By 2006 the folie à deux was in full, irrevocable grip. The remainder of the documentary – the following six years – was a beautifully layered, highly claustrophobic look at being trapped in Helen's world. Her world, for all its risk and sense of derring-do, was as repetitive as a laboratory rat's and as stressful as an air-traffic controller's. It was one endless carnival of calling banks and cold-calling yet more banks and repeating her circumstances, then inviting bankers and council planners to the house, then rejection, with constant BBC news updates that Alistair Darling had declared the country in its worst financial position for decades, no, a century. Oh and screaming, fighting children. And the rattle of the cat's metallic bowl as it poked it with one paw to signify "I'm hungry". "Where will you all go if you lose the house, Helen?" asked the documentary producer. "Don't know," said Helen. Helen was a statuesque, beautiful woman. Never at any point in this madness did we see her without lipstick, mascara and her game-face fully affixed. In downtime, she had began a wholly unwinnable dispute with the National Trust over the right to use a shared courtyard. Every day for years Helen fought – loudly, verbally, face to face – with van drivers, National Trust members and occasionally the police.

About halfway through the documentary the folie à deux had lost a player. John's architectural company had folded. He was no longer in much of the footage. No matter, Helen would borrow £60,000 on credit cards and open the tea shop.

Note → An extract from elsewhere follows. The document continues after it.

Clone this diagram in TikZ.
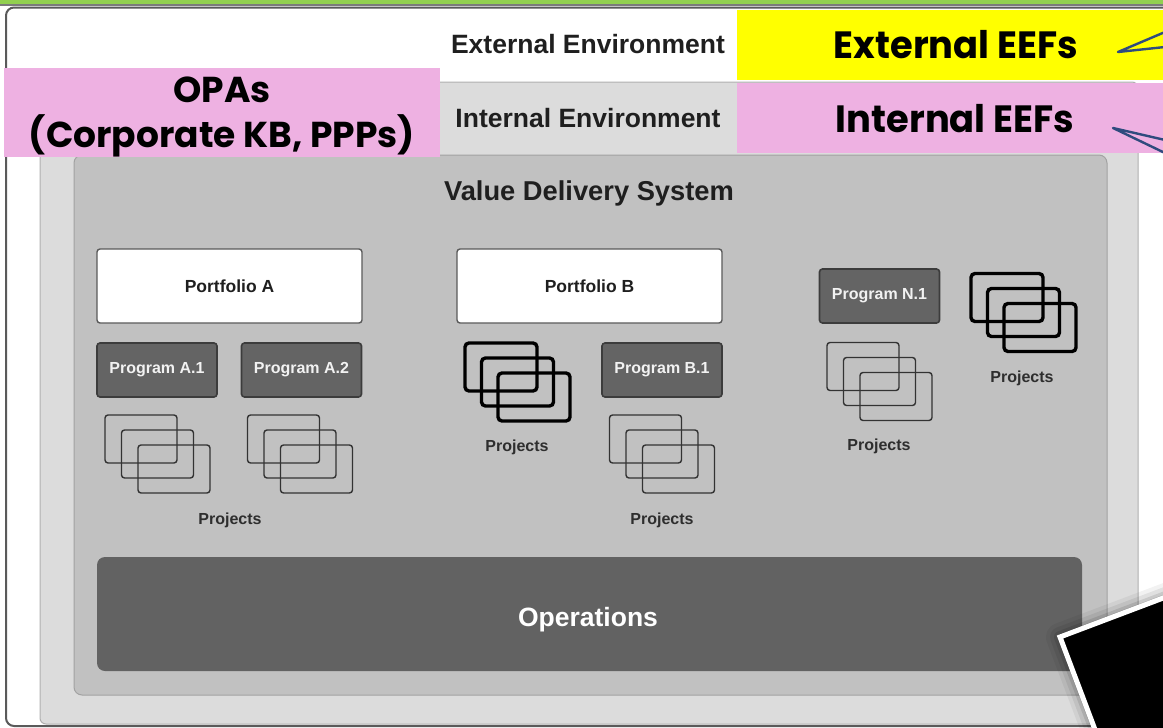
\documentclass[tikz,border=0pt]{standalone}
\usepackage{fontspec}
\newfontfamily\gfont{Liberation Sans}
\newfontfamily\pfont{Poppins}
\definecolor{topgreen}{HTML}{92D050}
\definecolor{framegray}{HTML}{5A5A5A}
\definecolor{intgray}{HTML}{DCDCDC}
\definecolor{intline}{HTML}{B0B0B0}
\definecolor{vdsgray}{HTML}{C1C1C1}
\definecolor{vdsline}{HTML}{A2A2A2}
\definecolor{opgray}{HTML}{626262}
\definecolor{proggray}{HTML}{646464}
\definecolor{progline}{HTML}{3C3C3C}
\definecolor{yel}{HTML}{FFFF00}
\definecolor{pink}{HTML}{EEB1E2}
\definecolor{callblue}{HTML}{2F4B7E}
\tikzset{
  envlabel/.style={font=\gfont\bfseries\fontsize{26.5}{29}\selectfont, text=black!88, anchor=base, inner sep=0pt},
  portbox/.style={draw=framegray, line width=1.4pt, fill=white, rounded corners=3pt,
    minimum width=265pt, minimum height=74pt, inner sep=0pt,
    font=\gfont\bfseries\fontsize{17.5}{19}\selectfont, text=black!88},
  progbox/.style={draw=progline, line width=1.6pt, fill=proggray, rounded corners=3pt,
    minimum width=120pt, minimum height=54pt, inner sep=0pt,
    font=\gfont\bfseries\fontsize{16}{18}\selectfont, text=white!95!black},
  projthin/.style={draw=black!80, line width=1.4pt, rounded corners=3pt,
    minimum width=72pt, minimum height=48pt, inner sep=0pt},
  projthick/.style={draw=black, line width=3.4pt, rounded corners=4pt,
    minimum width=72pt, minimum height=48pt, inner sep=0pt},
  projlabel/.style={font=\gfont\bfseries\fontsize{16}{18}\selectfont, text=black!82},
  eeflabel/.style={font=\pfont\bfseries\fontsize{38}{44}\selectfont, text=black, inner sep=0pt, anchor=base},
  callout/.style={draw=callblue, line width=2.4pt, line cap=round, line join=round},
  pics/projstack/.style={code={
    \node[#1] (-a) at (0,0) {};
    \node[#1] (-b) at (16.5,15) {};
    \node[#1] (-c) at (33,30) {};
  }}
}
\begin{document}
\begin{tikzpicture}[x=1pt,y=-1pt]
\useasboundingbox (0,0) rectangle (1163,728);
% top strips
\fill[topgreen] (0,0) rectangle (1163,3.5);
\fill[framegray!80] (0,3.5) rectangle (1163,5.5);
% outer frame
\draw[framegray, line width=2pt, fill=white, rounded corners=8pt] (6,7.5) rectangle (1185,726);
% internal environment
\draw[intline, line width=1pt, fill=intgray, rounded corners=6pt] (40,82) rectangle (1138,724);
% value delivery system
\draw[vdsline, line width=1pt, fill=vdsgray, rounded corners=8pt] (74,155) rectangle (1107,695);
% operations
\node[fill=opgray, rounded corners=8pt, minimum width=985pt, minimum height=114pt, inner sep=0pt] (ops) at (589.5,614) {};
\node[font=\gfont\bfseries\fontsize{26.5}{28}\selectfont, text=white, anchor=base, inner sep=0pt] (opstext) at (588,626) {Operations};

% environment labels
\node[envlabel] (ext) at (588,53) {External Environment};
\node[envlabel] (int) at (588,127) {Internal Environment};
\node[envlabel, font=\gfont\bfseries\fontsize{27.3}{29}\selectfont] (vds) at (589,200) {Value Delivery System};

% portfolios and programs
\node[portbox] (pfa) at (229.5,286) {Portfolio A};
\node[portbox] (pfb) at (589.5,286) {Portfolio B};
\node[progbox] (pga1) at (157,370) {Program A.1};
\node[progbox] (pga2) at (301.5,370) {Program A.2};
\node[progbox] (pgb1) at (662,370) {Program B.1};
\node[progbox] (pgn1) at (879.5,296) {Program N.1};

% project stacks
\pic (sa1) at (141,439) {projstack=projthin};
\pic (sa2) at (283.5,439) {projstack=projthin};
\pic (sb) at (501,367) {projstack=projthick};
\pic (sb1) at (645.5,439) {projstack=projthin};
\pic (sn1) at (863,366.5) {projstack=projthin};
\pic (sn) at (1007,297.5) {projstack=projthick};

\node[projlabel] (la) at (230,520) {Projects};
\node[projlabel] (lb) at (517,447) {Projects};
\node[projlabel] (lb1) at (662,520) {Projects};
\node[projlabel] (ln1) at (879,446) {Projects};
\node[projlabel] (ln) at (1022,378) {Projects};

% highlight boxes
\node[fill=yel, minimum width=426pt, minimum height=70pt, inner sep=0pt] (extbox) at (950,45) {};
\node[eeflabel] (exteef) at (956,58) {\scalebox{0.97}[1]{External EEFs}};
\node[fill=pink, minimum width=426pt, minimum height=70pt, inner sep=0pt] (intbox) at (950,118) {};
\node[eeflabel] (inteef) at (955,132) {\scalebox{0.97}[1]{Internal EEFs}};
\node[fill=pink, minimum width=436pt, minimum height=89pt, inner sep=0pt] (opabox) at (222,112.5) {};
\node[eeflabel, font=\pfont\bfseries\fontsize{36}{44}\selectfont] (opa) at (222,102) {OPAs};
\node[eeflabel, font=\pfont\bfseries\fontsize{36}{44}\selectfont] (opa2) at (222,147) {(Corporate KB, PPPs)};

% callouts
\coordinate (exttip) at (1118,52);
\coordinate (extu) at (1165,32);
\coordinate (extl) at (1165,47);
\draw[callout] (extu) -- (exttip) -- (extl);
\coordinate (inttip) at (1113,128);
\coordinate (intu) at (1165,140);
\coordinate (intl) at (1165,153);
\draw[callout] (intu) -- (inttip) -- (intl);

% black tilted card with shadow
\begin{scope}[shift={(1060,637)}, rotate=20.7]
  \foreach \s/\o in {14/0.05,10/0.07,6/0.1,3/0.14}{
    \fill[black, opacity=\o, rounded corners=\s pt] (-\s,-\s) rectangle (220+\s,220+\s);
  }
  \draw[white, line width=5pt, fill=black] (0,0) rectangle (220,220);
\end{scope}
\end{tikzpicture}
\end{document}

It was impossible to turn this documentary off, but instead of being pleasurable, it was the closest one gets to feeling slowly televisually strangled. The final scenes saw footage of John in the tea shop in 2010 looking very much like an old man, then a closing scene of the seven children and Helen scattering John's ashes on a beach. He had died of a heart attack. Helen said it was a real shame he'd not got to see the house now it was up and working for events. "We've been doing funerals," she said. "Yes, we're good at, well, funerals." And just as she began to cry, the documentary finally allowed me to stop looking.